Task goal - Copy out the listing in full, exactly as written, but not its pictures.

Data shown -
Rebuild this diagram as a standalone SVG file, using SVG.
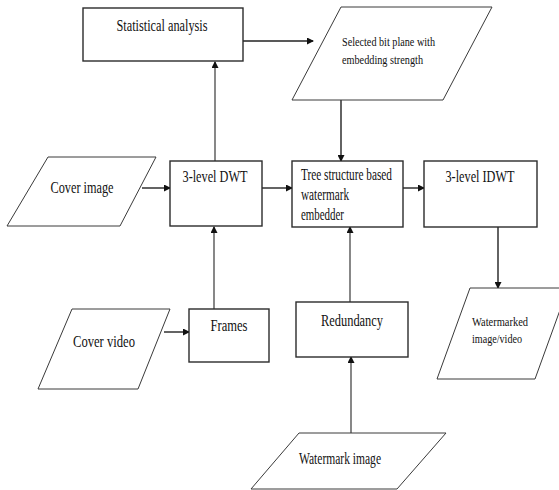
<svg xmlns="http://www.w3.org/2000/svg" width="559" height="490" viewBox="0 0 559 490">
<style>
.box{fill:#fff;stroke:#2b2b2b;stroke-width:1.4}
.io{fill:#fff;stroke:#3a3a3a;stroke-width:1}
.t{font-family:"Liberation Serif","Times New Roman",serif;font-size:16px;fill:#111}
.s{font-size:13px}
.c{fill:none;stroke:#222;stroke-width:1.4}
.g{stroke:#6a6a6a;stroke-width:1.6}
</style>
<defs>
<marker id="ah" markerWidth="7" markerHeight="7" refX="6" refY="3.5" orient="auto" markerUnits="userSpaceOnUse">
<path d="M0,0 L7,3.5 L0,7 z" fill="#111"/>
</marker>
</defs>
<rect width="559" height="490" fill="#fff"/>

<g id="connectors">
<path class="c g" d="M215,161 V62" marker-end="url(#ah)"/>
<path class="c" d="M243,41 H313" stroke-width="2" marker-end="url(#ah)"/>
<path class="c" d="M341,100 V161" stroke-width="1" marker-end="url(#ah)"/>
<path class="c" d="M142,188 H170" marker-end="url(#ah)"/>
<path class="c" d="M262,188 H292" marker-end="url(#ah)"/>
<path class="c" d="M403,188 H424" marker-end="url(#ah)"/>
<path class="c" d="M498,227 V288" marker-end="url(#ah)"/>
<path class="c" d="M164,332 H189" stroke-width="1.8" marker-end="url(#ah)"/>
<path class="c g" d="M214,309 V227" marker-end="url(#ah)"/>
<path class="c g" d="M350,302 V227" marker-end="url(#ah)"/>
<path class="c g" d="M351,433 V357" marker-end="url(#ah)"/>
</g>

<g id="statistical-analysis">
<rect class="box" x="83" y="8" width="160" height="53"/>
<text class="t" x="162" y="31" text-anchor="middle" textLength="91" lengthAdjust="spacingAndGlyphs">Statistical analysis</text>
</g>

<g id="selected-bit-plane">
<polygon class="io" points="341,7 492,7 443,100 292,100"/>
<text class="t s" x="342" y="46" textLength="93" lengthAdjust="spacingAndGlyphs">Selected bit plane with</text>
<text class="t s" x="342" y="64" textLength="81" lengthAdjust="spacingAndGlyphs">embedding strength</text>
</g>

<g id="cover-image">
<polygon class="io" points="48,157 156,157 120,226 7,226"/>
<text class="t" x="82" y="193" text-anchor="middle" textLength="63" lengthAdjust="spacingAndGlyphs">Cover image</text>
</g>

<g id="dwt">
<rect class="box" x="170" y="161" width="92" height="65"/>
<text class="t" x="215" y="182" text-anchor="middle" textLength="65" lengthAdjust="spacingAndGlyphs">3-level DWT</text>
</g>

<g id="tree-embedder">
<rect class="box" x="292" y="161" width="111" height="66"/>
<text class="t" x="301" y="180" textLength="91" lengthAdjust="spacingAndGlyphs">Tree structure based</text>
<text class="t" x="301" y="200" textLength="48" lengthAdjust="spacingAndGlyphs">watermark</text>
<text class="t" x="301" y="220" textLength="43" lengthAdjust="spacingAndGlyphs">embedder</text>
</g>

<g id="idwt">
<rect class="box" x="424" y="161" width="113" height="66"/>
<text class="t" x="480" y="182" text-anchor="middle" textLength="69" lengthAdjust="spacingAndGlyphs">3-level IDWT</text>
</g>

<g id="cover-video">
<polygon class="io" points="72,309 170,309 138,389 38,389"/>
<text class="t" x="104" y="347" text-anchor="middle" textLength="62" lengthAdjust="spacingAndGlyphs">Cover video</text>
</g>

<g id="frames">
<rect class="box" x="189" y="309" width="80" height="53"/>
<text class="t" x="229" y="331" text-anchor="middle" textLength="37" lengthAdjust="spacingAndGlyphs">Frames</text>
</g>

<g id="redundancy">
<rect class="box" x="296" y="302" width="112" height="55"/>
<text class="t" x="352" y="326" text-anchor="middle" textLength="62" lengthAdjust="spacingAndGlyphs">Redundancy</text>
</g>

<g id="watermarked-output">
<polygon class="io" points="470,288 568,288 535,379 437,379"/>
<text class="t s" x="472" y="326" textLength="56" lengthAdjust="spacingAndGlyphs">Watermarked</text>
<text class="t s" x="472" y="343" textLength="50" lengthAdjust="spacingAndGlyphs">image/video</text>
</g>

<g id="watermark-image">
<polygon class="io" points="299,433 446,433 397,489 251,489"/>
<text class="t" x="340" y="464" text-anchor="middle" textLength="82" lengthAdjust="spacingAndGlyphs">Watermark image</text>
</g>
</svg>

Correct answer -
Rebuild this diagram as a standalone SVG file, using SVG.
<svg xmlns="http://www.w3.org/2000/svg" width="559" height="490" viewBox="0 0 559 490">
<style>
.box{fill:#fff;stroke:#2b2b2b;stroke-width:1.4}
.io{fill:#fff;stroke:#3a3a3a;stroke-width:1}
.t{font-family:"Liberation Serif","Times New Roman",serif;font-size:16px;fill:#111}
.s{font-size:13px}
.c{fill:none;stroke:#222;stroke-width:1.4}
.g{stroke:#6a6a6a;stroke-width:1.6}
</style>
<defs>
<marker id="ah" markerWidth="7" markerHeight="7" refX="6" refY="3.5" orient="auto" markerUnits="userSpaceOnUse">
<path d="M0,0 L7,3.5 L0,7 z" fill="#111"/>
</marker>
</defs>
<rect width="559" height="490" fill="#fff"/>

<g id="connectors">
<path class="c g" d="M215,161 V62" marker-end="url(#ah)"/>
<path class="c" d="M243,41 H313" stroke-width="2" marker-end="url(#ah)"/>
<path class="c" d="M341,100 V161" stroke-width="1" marker-end="url(#ah)"/>
<path class="c" d="M142,188 H170" marker-end="url(#ah)"/>
<path class="c" d="M262,188 H292" marker-end="url(#ah)"/>
<path class="c" d="M403,188 H424" marker-end="url(#ah)"/>
<path class="c" d="M498,227 V288" marker-end="url(#ah)"/>
<path class="c" d="M164,332 H189" stroke-width="1.8" marker-end="url(#ah)"/>
<path class="c g" d="M214,309 V227" marker-end="url(#ah)"/>
<path class="c g" d="M350,302 V227" marker-end="url(#ah)"/>
<path class="c g" d="M351,433 V357" marker-end="url(#ah)"/>
</g>

<g id="statistical-analysis">
<rect class="box" x="83" y="8" width="160" height="53"/>
<text class="t" x="162" y="31" text-anchor="middle" textLength="91" lengthAdjust="spacingAndGlyphs">Statistical analysis</text>
</g>

<g id="selected-bit-plane">
<polygon class="io" points="341,7 492,7 443,100 292,100"/>
<text class="t s" x="342" y="46" textLength="93" lengthAdjust="spacingAndGlyphs">Selected bit plane with</text>
<text class="t s" x="342" y="64" textLength="81" lengthAdjust="spacingAndGlyphs">embedding strength</text>
</g>

<g id="cover-image">
<polygon class="io" points="48,157 156,157 120,226 7,226"/>
<text class="t" x="82" y="193" text-anchor="middle" textLength="63" lengthAdjust="spacingAndGlyphs">Cover image</text>
</g>

<g id="dwt">
<rect class="box" x="170" y="161" width="92" height="65"/>
<text class="t" x="215" y="182" text-anchor="middle" textLength="65" lengthAdjust="spacingAndGlyphs">3-level DWT</text>
</g>

<g id="tree-embedder">
<rect class="box" x="292" y="161" width="111" height="66"/>
<text class="t" x="301" y="180" textLength="91" lengthAdjust="spacingAndGlyphs">Tree structure based</text>
<text class="t" x="301" y="200" textLength="48" lengthAdjust="spacingAndGlyphs">watermark</text>
<text class="t" x="301" y="220" textLength="43" lengthAdjust="spacingAndGlyphs">embedder</text>
</g>

<g id="idwt">
<rect class="box" x="424" y="161" width="113" height="66"/>
<text class="t" x="480" y="182" text-anchor="middle" textLength="69" lengthAdjust="spacingAndGlyphs">3-level IDWT</text>
</g>

<g id="cover-video">
<polygon class="io" points="72,309 170,309 138,389 38,389"/>
<text class="t" x="104" y="347" text-anchor="middle" textLength="62" lengthAdjust="spacingAndGlyphs">Cover video</text>
</g>

<g id="frames">
<rect class="box" x="189" y="309" width="80" height="53"/>
<text class="t" x="229" y="331" text-anchor="middle" textLength="37" lengthAdjust="spacingAndGlyphs">Frames</text>
</g>

<g id="redundancy">
<rect class="box" x="296" y="302" width="112" height="55"/>
<text class="t" x="352" y="326" text-anchor="middle" textLength="62" lengthAdjust="spacingAndGlyphs">Redundancy</text>
</g>

<g id="watermarked-output">
<polygon class="io" points="470,288 568,288 535,379 437,379"/>
<text class="t s" x="472" y="326" textLength="56" lengthAdjust="spacingAndGlyphs">Watermarked</text>
<text class="t s" x="472" y="343" textLength="50" lengthAdjust="spacingAndGlyphs">image/video</text>
</g>

<g id="watermark-image">
<polygon class="io" points="299,433 446,433 397,489 251,489"/>
<text class="t" x="340" y="464" text-anchor="middle" textLength="82" lengthAdjust="spacingAndGlyphs">Watermark image</text>
</g>
</svg>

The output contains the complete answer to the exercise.